Systems are Oracle Netra X4250 and Netra X4270 servers running SLES 11SP2 with 3.0.58-0.6.6-default kernel.

$ cat /sys/devices/system/clocksource/clocksource0/available_clocksource
tsc hpet acpi_pm

$ cat /sys/devices/system/clocksource/clocksource0/current_clocksource
tsc

We have disabled NTP, but that has not had any effect on the drifts. Are there tools which measure time of day clock drift? How can we avoid this?

These are production platforms, and we cannot recreate the issue in our labs, so my ability to experiment is limited. If left to my own devices, I'll write a tool to measure drift, and perhaps experiment with an HPET clocksource.

Best Answer

Are there tools which measure time of day clock drift?

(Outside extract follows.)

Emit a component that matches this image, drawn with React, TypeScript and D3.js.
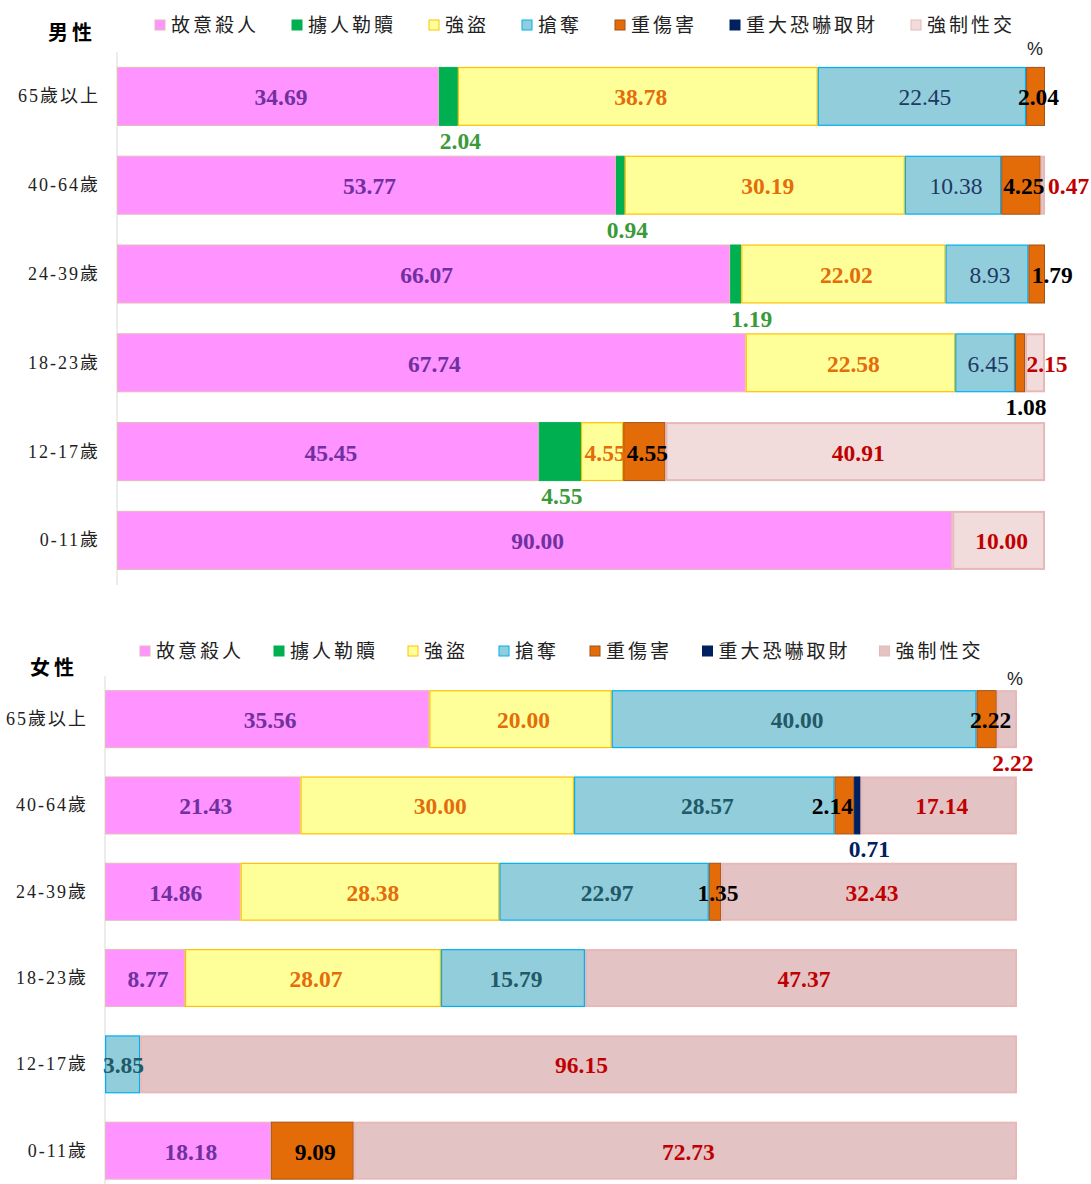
import React from 'react';
import * as d3 from 'd3';

const series = ['故意殺人', '擄人勒贖', '強盜', '搶奪', '重傷害', '重大恐嚇取財', '強制性交'];
const categories = ['65歲以上', '40-64歲', '24-39歲', '18-23歲', '12-17歲', '0-11歲'];

// values per category, in series order
const maleValues = [
  [34.69, 2.04, 38.78, 22.45, 2.04, 0, 0],
  [53.77, 0.94, 30.19, 10.38, 4.25, 0, 0.47],
  [66.07, 1.19, 22.02, 8.93, 1.79, 0, 0],
  [67.74, 0, 22.58, 6.45, 1.08, 0, 2.15],
  [45.45, 4.55, 4.55, 0, 4.55, 0, 40.91],
  [90.0, 0, 0, 0, 0, 0, 10.0],
];
const femaleValues = [
  [35.56, 0, 20.0, 40.0, 2.22, 0, 2.22],
  [21.43, 0, 30.0, 28.57, 2.14, 0.71, 17.14],
  [14.86, 0, 28.38, 22.97, 1.35, 0, 32.43],
  [8.77, 0, 28.07, 15.79, 0, 0, 47.37],
  [0, 0, 0, 3.85, 0, 0, 96.15],
  [18.18, 0, 0, 0, 9.09, 0, 72.73],
];

// label placement overrides: [categoryIndex, seriesIndex, mode, dx]
const maleLabelOverrides: [number, number, string, number][] = [
  [0, 1, 'below', 12],
  [0, 4, 'center', 0],
  [1, 1, 'below', 7],
  [1, 6, 'right', 0],
  [2, 1, 'below', 16],
  [2, 4, 'center', 12.5],
  [3, 4, 'below', 6],
  [3, 6, 'center', 9],
  [4, 1, 'below', 2],
  [4, 2, 'center', 0],
];
const femaleLabelOverrides: [number, number, string, number][] = [
  [0, 4, 'center', 1],
  [0, 6, 'below', 6],
  [1, 4, 'center', -15],
  [1, 5, 'below', 12],
  [4, 3, 'center', -2],
];

const fills = ['#FF93FF', '#00B050', '#FFFF99', '#92CDDC', '#E36C09', '#002060', '#F2DCDB'];
const femaleFills = ['#FF93FF', '#00B050', '#FFFF99', '#92CDDC', '#E36C09', '#002060', '#E4C3C5'];
const strokes = ['#E6B9B8', '#00B050', '#FFC000', '#00B0F0', '#A0521A', '#002060', '#E6B9B8'];
const strokeWidths = [1, 1, 1.2, 1.2, 1, 1, 2];
const maleLabelColors = ['#7030A0', '#3A9A3A', '#E46C0A', '#1F3864', '#000000', '#002060', '#C00000'];
const femaleLabelColors = ['#7030A0', '#3A9A3A', '#E46C0A', '#215967', '#000000', '#002060', '#C00000'];
const maleLabelWeights = ['bold', 'bold', 'bold', 'normal', 'bold', 'bold', 'bold'];
const femaleLabelWeights = ['bold', 'bold', 'bold', 'bold', 'bold', 'bold', 'bold'];

const NUM_FONT = "'Liberation Serif', 'Times New Roman', 'Noto Sans CJK TC', serif";
const CJK_FONT = "'Liberation Serif', 'Noto Sans CJK TC', serif";
const CENTER_SHIFT = 3;

type PanelProps = {
  title: string;
  values: number[][];
  overrides: [number, number, string, number][];
  panelFills: string[];
  labelColors: string[];
  labelWeights: string[];
  x0: number;
  x1: number;
  y0: number;
  step: number;
  band: number;
  titleX: number;
  titleY: number;
  legendX: number;
  legendY: number;
  legendUnit: number;
  legendPad: number;
  catRight: number;
  axisBottom: number;
  pctX: number;
  pctY: number;
};

function Panel(p: PanelProps) {
  const x = d3.scaleLinear().domain([0, 100]).range([p.x0, p.x1]);
  const pad = (p.step - p.band) / p.step;
  const y = d3
    .scaleBand<string>()
    .domain(categories)
    .range([p.y0, p.y0 + p.step * categories.length])
    .paddingInner(pad)
    .paddingOuter(pad / 2);

  const stackData = p.values.map((row, i) => {
    const obj: any = { cat: categories[i] };
    series.forEach((s, j) => (obj[s] = row[j]));
    return obj;
  });
  const stacked = d3.stack<any>().keys(series)(stackData);

  let lx = p.legendX;
  const legendItems = series.map((s) => {
    const item = { s, x: lx };
    lx += s.length * p.legendUnit + p.legendPad;
    return item;
  });

  const findOverride = (ci: number, si: number) =>
    p.overrides.find((o) => o[0] === ci && o[1] === si);

  return (
    <g>
      <text
        x={p.titleX}
        y={p.titleY}
        fontFamily={CJK_FONT}
        fontWeight="bold"
        fontSize={20}
        letterSpacing={4}
        dominantBaseline="central"
        fill="#000"
      >
        {p.title}
      </text>
      {legendItems.map((it, i) => (
        <g key={it.s}>
          <rect
            x={it.x}
            y={p.legendY - 5}
            width={10}
            height={10}
            fill={p.panelFills[i]}
            stroke={strokes[i]}
            strokeWidth={1}
          />
          <text
            x={it.x + 16}
            y={p.legendY}
            fontFamily={CJK_FONT}
            fontSize={19}
            letterSpacing={3}
            dominantBaseline="central"
            fill="#222"
          >
            {it.s}
          </text>
        </g>
      ))}
      <text
        x={p.pctX}
        y={p.pctY}
        fontFamily="'Liberation Sans', Arial, sans-serif"
        fontSize={18}
        textAnchor="middle"
        dominantBaseline="central"
        fill="#222"
      >
        %
      </text>
      <line x1={p.x0} x2={p.x0} y1={p.y0} y2={p.axisBottom} stroke="#D9D9D9" strokeWidth={1} />
      {categories.map((c) => (
        <text
          key={c}
          x={p.catRight}
          y={(y(c) as number) + y.bandwidth() / 2}
          fontFamily={CJK_FONT}
          fontSize={18}
          letterSpacing={2}
          textAnchor="end"
          dominantBaseline="central"
          fill="#222"
        >
          {c}
        </text>
      ))}
      {stacked.map((layer, si) => (
        <g key={layer.key}>
          {layer.map((d, ci) => {
            const v = d[1] - d[0];
            if (v <= 0) return null;
            const sw = strokeWidths[si];
            return (
              <rect
                key={ci}
                x={x(d[0]) + sw / 2}
                y={(y(categories[ci]) as number) + sw / 2}
                width={Math.max(x(d[1]) - x(d[0]) - sw, 0.5)}
                height={y.bandwidth() - sw}
                fill={p.panelFills[si]}
                stroke={strokes[si]}
                strokeWidth={sw}
              />
            );
          })}
        </g>
      ))}
      {stacked.map((layer, si) => (
        <g key={'l' + layer.key}>
          {layer.map((d, ci) => {
            const v = d[1] - d[0];
            if (v <= 0) return null;
            const val = p.values[ci][si];
            const o = findOverride(ci, si);
            const mode = o ? o[2] : 'center';
            const dx = o ? o[3] : 0;
            const top = y(categories[ci]) as number;
            let tx = (x(d[0]) + x(d[1])) / 2 + dx + CENTER_SHIFT;
            let ty = top + y.bandwidth() / 2 + 1;
            let anchor = 'middle';
            if (mode === 'below') {
              tx = (x(d[0]) + x(d[1])) / 2 + dx;
              ty = top + y.bandwidth() + 15;
            } else if (mode === 'right') {
              tx = x(d[1]) + 3 + dx;
              anchor = 'start';
            }
            return (
              <text
                key={ci}
                x={tx}
                y={ty}
                fontFamily={NUM_FONT}
                fontSize={23.5}
                fontWeight={p.labelWeights[si]}
                textAnchor={anchor}
                dominantBaseline="central"
                fill={p.labelColors[si]}
              >
                {val.toFixed(2)}
              </text>
            );
          })}
        </g>
      ))}
    </g>
  );
}

export default function App() {
  return (
    <svg
      width={1091}
      height={1184}
      style={{ position: 'absolute', left: 0, top: 0, background: '#fff' }}
    >
      <rect width={1091} height={1184} fill="#fff" />
      <Panel
        title="男性"
        values={maleValues}
        overrides={maleLabelOverrides}
        panelFills={fills}
        labelColors={maleLabelColors}
        labelWeights={maleLabelWeights}
        x0={117}
        x1={1045}
        y0={52}
        step={88.8}
        band={59}
        titleX={48}
        titleY={33}
        legendX={155}
        legendY={25}
        legendUnit={22}
        legendPad={49}
        catRight={100}
        axisBottom={585}
        pctX={1035}
        pctY={49}
      />
      <Panel
        title="女性"
        values={femaleValues}
        overrides={femaleLabelOverrides}
        panelFills={femaleFills}
        labelColors={femaleLabelColors}
        labelWeights={femaleLabelWeights}
        x0={105}
        x1={1017}
        y0={676}
        step={86.3}
        band={58}
        titleX={30}
        titleY={668}
        legendX={140}
        legendY={651}
        legendUnit={21.5}
        legendPad={48}
        catRight={88}
        axisBottom={1184}
        pctX={1015}
        pctY={679}
      />
    </svg>
  );
}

The only tools I'm aware of are the NTP tools which should suffice. You don't have to actually configure ntpd to sync against a given clock source you can just use the -d option to ntpdate to fetch the calculated offset.

Example:

[davisja5@xxxadmvlm08 ~]$ ntpdate -d clock.redhat.com 2>/dev/null | egrep "^offset"
offset -0.004545
[davisja5@xxxadmvlm08 ~]$

-d is the debug option which does the NTP work without actually touching the system clock.

Any advice on how we can avoid this?

I'm not too surprised that you aren't able to reproduce this in dev/test environments since it's probably just due to the hardware clock. If you have hardware support with someone, I would try to get your machines serviced. One possibility is trading out one of the dev machines for this production machine, fixing the former PROD systems and re-introduce it as a dev machine to replace the one that's in PROD now.

Short of that, switching the hardware clock source is about all you can do. If you don't or can't do the swap thing I'd suggest that you do go the hpet route. You can test whether the clock source change messes with system services and then deploy it into production as a hail mary.